Six months later, however, he suddenly experienced a floating sensation and gait difficulty. At that time he was alert and had a blood pressure of 160/106 mm Hg. Neurological examination showed left Horner’s syndrome, skew deviation with slight downward position of the left eyeball, clockwise rotatory nystagmus, impairment of temperature and pain sensations of the left face, paralysis of the left soft palate, hoarseness, slight dysphagia, cerebellar ataxia of the left limbs, decreased temperature and pain sensations of the neck and all parts of the right side, and hypohidrosis of the left half of the body. Slight right hemiparesis was present. Brain MRI performed on the next day showed a high signal intensity area (T2 weighted image) in the left dorsolateral portion of the upper to middle medulla. A repeat MRI study at one month after this second attack clearly showed an infarct in a left dorsolateral portion of the medulla with a reduction of oedema, and showed a reduction of an infarct in the left ventromedial part from the first stroke (figure B).

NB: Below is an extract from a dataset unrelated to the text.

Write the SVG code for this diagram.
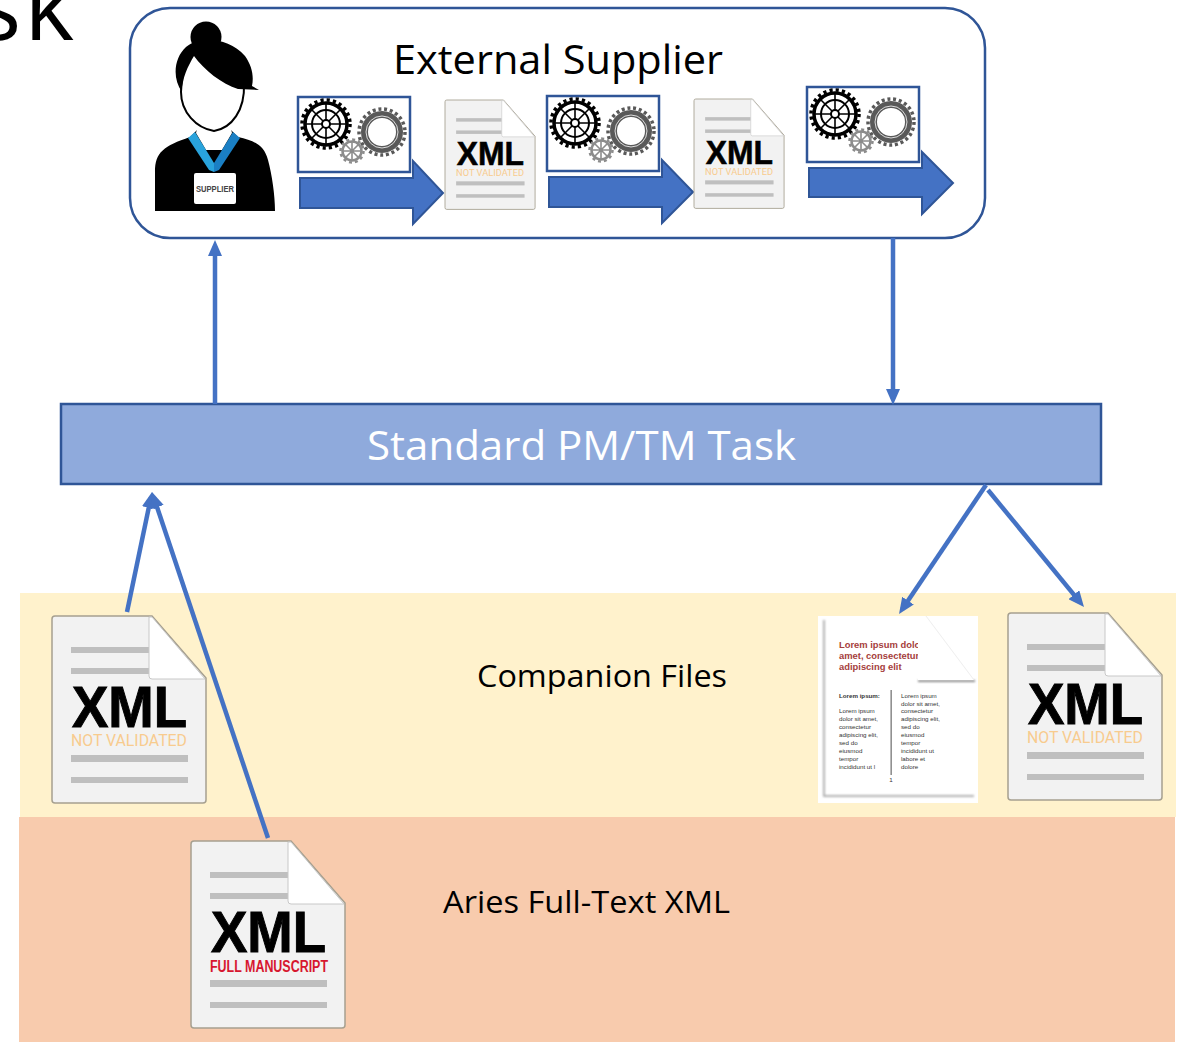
<svg xmlns="http://www.w3.org/2000/svg" xmlns:xlink="http://www.w3.org/1999/xlink" width="1186" height="1042" viewBox="0 0 1186 1042">
<style>
.lbl{font-family:"Open Sans","Liberation Sans",sans-serif;fill:#000}
.conn{fill:none;stroke:#4472c4;stroke-width:4.5;marker-end:url(#ah)}
.blk{fill:#4472c4;stroke:#2f5597;stroke-width:2}
.xml{font-family:"Liberation Sans",Arial,sans-serif;font-weight:700;font-size:57px;fill:#000;stroke:#000;stroke-width:1}
.sub{font-family:"Roboto","Liberation Sans",sans-serif;font-size:17px}
.gl{fill:#bfbfbf}
.lo{font-family:"Liberation Sans",Arial,sans-serif;font-size:6.2px;fill:#333}
.lr{font-family:"Liberation Sans",Arial,sans-serif;font-size:9.4px;font-weight:700;fill:#a5403c}
</style>
<defs>
<marker id="ah" markerUnits="userSpaceOnUse" markerWidth="16" markerHeight="14" refX="10" refY="7" orient="auto"><path d="M0,0L16,7L0,14z" fill="#4472c4"/></marker>
<filter id="soft" x="-10%" y="-10%" width="120%" height="120%"><feGaussianBlur stdDeviation="1.2"/></filter>
<g id="docbase">
<path d="M3,0H100L154,62V184q0,3 -3,3H3q-3,0 -3,-3V3q0,-3 3,-3z" fill="#f2f2f2" stroke="#a6a090" stroke-width="1.5"/>
<rect class="gl" x="19" y="31" width="78" height="6"/>
<rect class="gl" x="19" y="52" width="78" height="6"/>
<path d="M97,1V60q0,3 3,3H153L100,1z" fill="#fff" stroke="#c8c8c8" stroke-width="1"/>
<text class="xml" x="20" y="111" textLength="115" lengthAdjust="spacingAndGlyphs">XML</text>
<rect class="gl" x="19" y="139" width="117" height="7"/>
<rect class="gl" x="19" y="161" width="117" height="6"/>
</g>
<g id="docnv">
<use xlink:href="#docbase" href="#docbase"/>
<text class="sub" x="19" y="130" textLength="116" lengthAdjust="spacingAndGlyphs" fill="#f8cb8e">NOT VALIDATED</text>
</g>
<g id="gears">
<rect x="0" y="0" width="112" height="75" fill="#fff" stroke="#2f5597" stroke-width="2.5"/>
<g fill="none" stroke="#000">
<circle cx="28" cy="27" r="21" stroke-width="3.5"/>
<circle cx="28" cy="27" r="24" stroke-width="3.5" stroke-dasharray="3.2 3.08"/>
<circle cx="28" cy="27" r="14" stroke-width="2"/>
<path d="M28,6V48M7,27H49M13,12L43,42M43,12L13,42" stroke-width="1.6"/>
<circle cx="28" cy="27" r="4" fill="#fff" stroke-width="2"/>
</g>
<g fill="none" stroke="#595959">
<circle cx="84" cy="35" r="17.5" stroke-width="7"/>
<circle cx="84" cy="35" r="23" stroke-width="3.5" stroke-dasharray="3 2.78"/>
</g>
<circle cx="84" cy="35" r="16" fill="none" stroke="#fff" stroke-width="0.8"/>
<g fill="none" stroke="#8c8c8c">
<circle cx="54" cy="54" r="9.5" stroke-width="2.5" fill="#fff"/>
<circle cx="54" cy="54" r="11.5" stroke-width="2.5" stroke-dasharray="3 3"/>
<path d="M54,44V64M44,54H64M47,47L61,61M61,47L47,61" stroke-width="1.6"/>
</g>
</g>
</defs>
<rect width="1186" height="1042" fill="#fff"/>
<g id="band-companion"><rect x="20" y="593" width="1156" height="224" fill="#fff2cc"/><text class="lbl" x="477" y="687" font-size="31" textLength="250" lengthAdjust="spacingAndGlyphs">Companion Files</text></g>
<g id="band-aries"><rect x="19" y="817" width="1156" height="225" fill="#f8cbad"/><text class="lbl" x="443" y="913" font-size="31" textLength="287" lengthAdjust="spacingAndGlyphs">Aries Full-Text XML</text></g>
<g id="title-fragment"><text class="lbl" x="-24" y="40" font-size="95" letter-spacing="3">sk</text></g>
<g id="external-supplier">
<rect x="130" y="8" width="855" height="230" rx="40" ry="40" fill="#fff" stroke="#2f5597" stroke-width="2.5"/>
<text class="lbl" x="393" y="74" font-size="40" textLength="330" lengthAdjust="spacingAndGlyphs">External Supplier</text>
</g>
<g id="supplier-person">
<path d="M155,211V172C155,152 164,146 190,137L200,127H228L238,137C255,141 264,145 268,160C272,175 275,195 275,211z" fill="#000"/>
<path d="M196,133L206,150H222L232,133L230,125H198z" fill="#fff"/>
<path d="M188,138L195,132L214,163V172L209,170z" fill="#29a3dc"/>
<path d="M240,138L233,132L214,163V172L219,170z" fill="#1a7fc4"/>
<path d="M181,92C181,112 196,128 214,131C232,128 245,110 244,84C240,70 215,50 196,52C186,58 181,75 181,92z" fill="#fff" stroke="#000" stroke-width="2"/>
<circle cx="206" cy="37" r="15.5" fill="#000"/>
<path d="M182,92C172,78 174,58 186,47C198,36 228,36 245,56C252,66 254,76 252,86L259,90L238,89C222,84 204,70 194,56C188,66 182,78 182,92z" fill="#000"/>
<rect x="194" y="173" width="42" height="31" rx="2" fill="#fff"/>
<text x="215" y="192" font-family="Liberation Sans,Arial,sans-serif" font-size="8.5" font-weight="700" fill="#444" text-anchor="middle" textLength="38" lengthAdjust="spacingAndGlyphs">SUPPLIER</text>
</g>
<g id="step-1">
<path class="blk" d="M300,178H413V161L443,193L413,224V208H300z"/>
<use xlink:href="#gears" href="#gears" x="298" y="97"/>
</g>
<g id="doc-small-1"><use xlink:href="#docnv" href="#docnv" transform="translate(445,100) scale(.585)"/></g>
<g id="step-2">
<path class="blk" d="M549,177H662V160L693,192L662,223V207H549z"/>
<use xlink:href="#gears" href="#gears" x="547" y="96"/>
</g>
<g id="doc-small-2"><use xlink:href="#docnv" href="#docnv" transform="translate(694,99) scale(.585)"/></g>
<g id="step-3">
<path class="blk" d="M809,168H922V152L953,183L922,214V197H809z"/>
<use xlink:href="#gears" href="#gears" x="807" y="87"/>
</g>
<g id="task">
<rect x="61" y="404" width="1040" height="80" fill="#8faadc" stroke="#2f5597" stroke-width="2.5"/>
<text x="367" y="460" font-family="Open Sans,Liberation Sans,sans-serif" font-size="41" fill="#fff" textLength="429" lengthAdjust="spacingAndGlyphs">Standard PM/TM Task</text>
</g>
<g id="doc-xml-left"><use xlink:href="#docnv" href="#docnv" x="52" y="616"/></g>
<g id="doc-xml-right"><use xlink:href="#docnv" href="#docnv" x="1008" y="613"/></g>
<g id="doc-xml-full">
<use xlink:href="#docbase" href="#docbase" x="191" y="841"/>
<text x="210" y="972" font-family="Liberation Sans,Arial,sans-serif" font-size="16" font-weight="700" fill="#d7172f" textLength="118" lengthAdjust="spacingAndGlyphs">FULL MANUSCRIPT</text>
</g>
<g id="doc-lorem">
<rect x="818" y="616" width="160" height="187" fill="#fff"/>
<path d="M824,620V796H974" fill="none" stroke="#999" stroke-width="1.5" filter="url(#soft)"/>
<text class="lr" x="839" y="648">Lorem ipsum dolor sit</text>
<text class="lr" x="839" y="659">amet, consectetur</text>
<text class="lr" x="839" y="670">adipiscing elit</text>
<text class="lo" x="839" y="698" font-weight="700" fill="#000">Lorem ipsum:</text>
<text class="lo" x="839" y="713">Lorem ipsum</text>
<text class="lo" x="839" y="721">dolor sit amet,</text>
<text class="lo" x="839" y="729">consectetur</text>
<text class="lo" x="839" y="737">adipiscing elit,</text>
<text class="lo" x="839" y="745">sed do</text>
<text class="lo" x="839" y="753">eiusmod</text>
<text class="lo" x="839" y="761">tempor</text>
<text class="lo" x="839" y="769">incididunt ut l</text>
<text class="lo" x="901" y="698">Lorem ipsum</text>
<text class="lo" x="901" y="706">dolor sit amet,</text>
<text class="lo" x="901" y="713">consectetur</text>
<text class="lo" x="901" y="721">adipiscing elit,</text>
<text class="lo" x="901" y="729">sed do</text>
<text class="lo" x="901" y="737">eiusmod</text>
<text class="lo" x="901" y="745">tempor</text>
<text class="lo" x="901" y="753">incididunt ut</text>
<text class="lo" x="901" y="761">labore et</text>
<text class="lo" x="901" y="769">dolore</text>
<rect x="890.5" y="690" width="1.3" height="85" fill="#777"/>
<text class="lo" x="891" y="782" text-anchor="middle">1</text>
<path d="M918,620V680H975V682H918z" fill="#888" filter="url(#soft)"/>
<path d="M918,616V680H974L926,616z" fill="#fff"/>
<path d="M926,616L974,680" fill="none" stroke="#eee"/>
</g>
<g id="connectors">
<path class="conn" d="M215,404V246"/>
<path class="conn" d="M893,238V399"/>
<path class="conn" d="M127,612L150.8,497.9"/>
<path class="conn" d="M268,838L153.9,497.7"/>
<path class="conn" d="M986,485L902.4,609"/>
<path class="conn" d="M988,490L1080.2,602.4"/>
</g>
</svg>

The patient presented here developed a left dorsolateral medullary infarction 6 months after the onset of an infarction involving the left ventromedial part of the upper medulla. Both were clearly seen on MRI. The dorsolateral part and medial part of the medulla are supplied by separate branches from the posterior inferior cerebellar artery and the anterior spinal artery, both of which are indirectly supplied by the vertebral artery. Hence the occlusion of the vertebral artery could produce simultaneous hemimedullary syndrome.2 6 However, serial infarctions of the separate topographic areas of the medulla resulting in a hemimedullary syndrome have been suggested,3-5 serial events documented by MRI—such as in the present patient—have not been reported. The present case provided unequivocal evidence that the hemimedullary syndrome can occur as serial events of the medial and lateral medullary infarctions.
With the advent of MRI, it has recently become possible to see microvascular lesions in the brain stem that would in the past have been detected only by postmortem examination. In patients where such multiple ischaemic lesions occur at separate sites and times so as to form a certain distinct syndrome, serial observations with MRI will certainly prove the pathogenic background of this syndrome and be of great clinical interest.